## Given task
Nothing but the lines from the top of the data to the line holding "plt.rcParams['font.family'] = ['Noto" should be printed, word for word and both ends included; leave the pictures out.
--- start Recorded information ---
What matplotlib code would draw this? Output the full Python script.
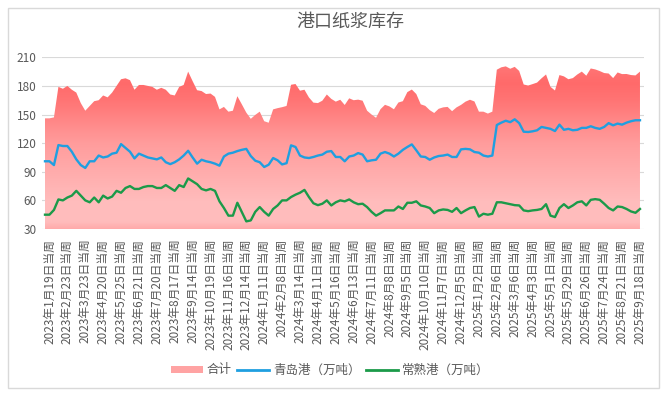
import numpy as np
import matplotlib
matplotlib.use("Agg")
import matplotlib.pyplot as plt
from matplotlib.patches import Polygon, Rectangle, Patch
from matplotlib.lines import Line2D
from matplotlib.colors import LinearSegmentedColormap

plt.rcParams['font.family'] = ['Noto Sans CJK SC', 'DejaVu Sans']

# weekly port pulp stocks (10k t)
qingdao = [101, 101, 97, 118, 117, 117, 111, 103, 97, 94,
           101, 101, 107, 105, 106, 109, 110, 119, 115, 111,
           104, 109, 107, 105, 104, 103, 105, 100, 98, 100,
           103, 107, 112, 105, 98.5, 102.6, 101, 100, 98.5, 96.4,
           106, 109, 110, 111.7, 113, 114, 106.5, 101.6, 100, 95,
           97.4, 104.4, 102, 97.7, 99, 117.7, 116, 107, 105, 104.4,
           105.5, 107, 108, 111, 111.7, 105.5, 105.5, 101, 106, 107,
           109.6, 108, 101, 102, 102.6, 109, 110.7, 109, 106, 109,
           113, 116, 118.7, 112.5, 106, 105.5, 102.6, 105, 106.5, 107,
           108, 105.5, 105.5, 113.5, 114, 113.5, 110.7, 110, 107, 106,
           107, 139, 141.5, 143.5, 142, 145, 141, 132, 131.7, 132.4,
           133.5, 137, 136, 135, 132.7, 139.4, 134, 135, 133.5, 134,
           136, 136, 137.7, 136, 135, 137, 141, 138.7, 140.5, 139.4,
           141.5, 143, 144, 144]
changshu = [45, 45, 50, 61, 60, 63, 65, 70, 65, 60,
            58, 63, 58, 65, 62, 64, 70, 68, 73, 75,
            72, 72, 74, 75, 75, 73, 73, 76, 73, 70,
            76, 74, 83, 80, 77, 72, 70.5, 72, 70, 59,
            52, 44, 44, 57.5, 47.7, 38, 39, 48, 53, 48,
            44, 51, 54.7, 60, 60, 63.5, 66, 68, 71, 63.5,
            57, 55, 56.5, 60, 54.7, 58, 60, 59, 61, 58,
            56, 56.5, 53, 48, 44, 46.6, 49.5, 49.5, 49.5, 53.6,
            51, 57.5, 57.5, 59, 54.7, 53.6, 52, 46.6, 49.5, 50.5,
            50, 48, 52, 46.6, 49.5, 52, 53, 43, 46, 45,
            46, 58, 58, 57, 56, 55, 54.7, 49.5, 48.7, 49.5,
            50, 51, 56, 44, 42.5, 52, 56, 52, 54.7, 58,
            59, 54.7, 60.6, 61.3, 60.6, 56.5, 52, 49.5, 53.6, 53,
            51, 48.4, 47, 51]
# every 4th week label shown on the category axis
week_labels = ["2023年1月19日当周", "2023年2月23日当周", "2023年3月23日当周", "2023年4月20日当周",
               "2023年5月25日当周", "2023年6月21日当周", "2023年7月20日当周", "2023年8月17日当周",
               "2023年9月14日当周", "2023年10月19日当周", "2023年11月16日当周", "2023年12月14日当周",
               "2024年1月11日当周", "2024年2月8日当周", "2024年3月14日当周", "2024年4月11日当周",
               "2024年5月16日当周", "2024年6月13日当周", "2024年7月11日当周", "2024年8月8日当周",
               "2024年9月5日当周", "2024年10月10日当周", "2024年11月7日当周", "2024年12月5日当周",
               "2025年1月2日当周", "2025年2月6日当周", "2025年3月6日当周", "2025年4月3日当周",
               "2025年5月1日当周", "2025年5月29日当周", "2025年6月26日当周", "2025年7月24日当周",
               "2025年8月21日当周", "2025年9月18日当周"]

qingdao = np.array(qingdao)
changshu = np.array(changshu)
total = qingdao + changshu  # 合计 = 青岛 + 常熟
x = np.arange(len(qingdao))

TXT = "#595959"
GRID = "#d9d9d9"

fig = plt.figure(figsize=(6.64, 3.99), dpi=100)
ax = fig.add_axes([42 / 664, 1 - 229 / 399, 602 / 664, 171.7 / 399])

ax.set_xlim(-0.67, len(x) - 1 + 0.9)
ax.set_ylim(30, 210)
ax.set_yticks(np.arange(30, 211, 30))
ax.grid(axis="y", color=GRID, lw=0.8, zorder=0)
ax.set_axisbelow(True)
for s in ax.spines.values():
    s.set_visible(False)

# gradient-filled area for the total
verts = np.column_stack([np.r_[x, x[::-1]], np.r_[total, np.full(len(x), 30)]])
clip = Polygon(verts, closed=True, facecolor="none", edgecolor="none")
ax.add_patch(clip)
cmap = LinearSegmentedColormap.from_list("pulp", [
    (0.0, "#ffaaaa"), (0.04, "#ffbcbc"), (0.15, "#ffbdbd"), (0.5, "#ff9c9c"),
    (0.75, "#ff7474"), (0.85, "#ff6a6a"), (1.0, "#ff7c7c")])
grad = np.linspace(0, 1, 256).reshape(-1, 1)
im = ax.imshow(grad, extent=[x[0], x[-1], 30, 210], origin="lower", aspect="auto",
               cmap=cmap, zorder=1, interpolation="bilinear")
im.set_clip_path(clip)
ax.set_xlim(-0.67, len(x) - 1 + 0.9)
ax.set_ylim(30, 210)

ax.plot(x, qingdao, color="#1f9fe0", lw=1.7, zorder=3, solid_joinstyle="round")
ax.plot(x, changshu, color="#1b9a49", lw=1.7, zorder=3, solid_joinstyle="round")

tick_pos = np.arange(1, len(x), 4)
ax.set_xticks(tick_pos)
ax.set_xticklabels(week_labels, rotation=90, fontsize=8.5, color=TXT)
ax.tick_params(axis="x", length=0, pad=7)
ax.tick_params(axis="y", length=0, pad=4, labelsize=8.5, labelcolor=TXT)

fig.text(350 / 664, 1 - 22 / 399, "港口纸浆库存", ha="center", va="center",
         fontsize=13, color=TXT)

handles = [Patch(facecolor="#ffa3a3", edgecolor="none"),
           Line2D([], [], color="#1f9fe0", lw=2),
           Line2D([], [], color="#1b9a49", lw=2)]
fig.legend(handles, ["合计", "青岛港（万吨）", "常熟港（万吨）"], loc="center",
           bbox_to_anchor=(330 / 664, 1 - 370 / 399), ncol=3, frameon=False,
           fontsize=9, labelcolor=TXT, handlelength=2.6, handleheight=0.5,
           handletextpad=0.3, columnspacing=0.4)

fig.add_artist(Rectangle((8 / 664, 1 - 388 / 399), 651 / 664, 380 / 399,
                         transform=fig.transFigure, fill=False, edgecolor=GRID, lw=1))

fig.savefig("out.png", dpi=100)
--- end Recorded information ---
## Result
What matplotlib code would draw this? Output the full Python script.
import numpy as np
import matplotlib
matplotlib.use("Agg")
import matplotlib.pyplot as plt
from matplotlib.patches import Polygon, Rectangle, Patch
from matplotlib.lines import Line2D
from matplotlib.colors import LinearSegmentedColormap

plt.rcParams['font.family'] = ['Noto Sans CJK SC', 'DejaVu Sans']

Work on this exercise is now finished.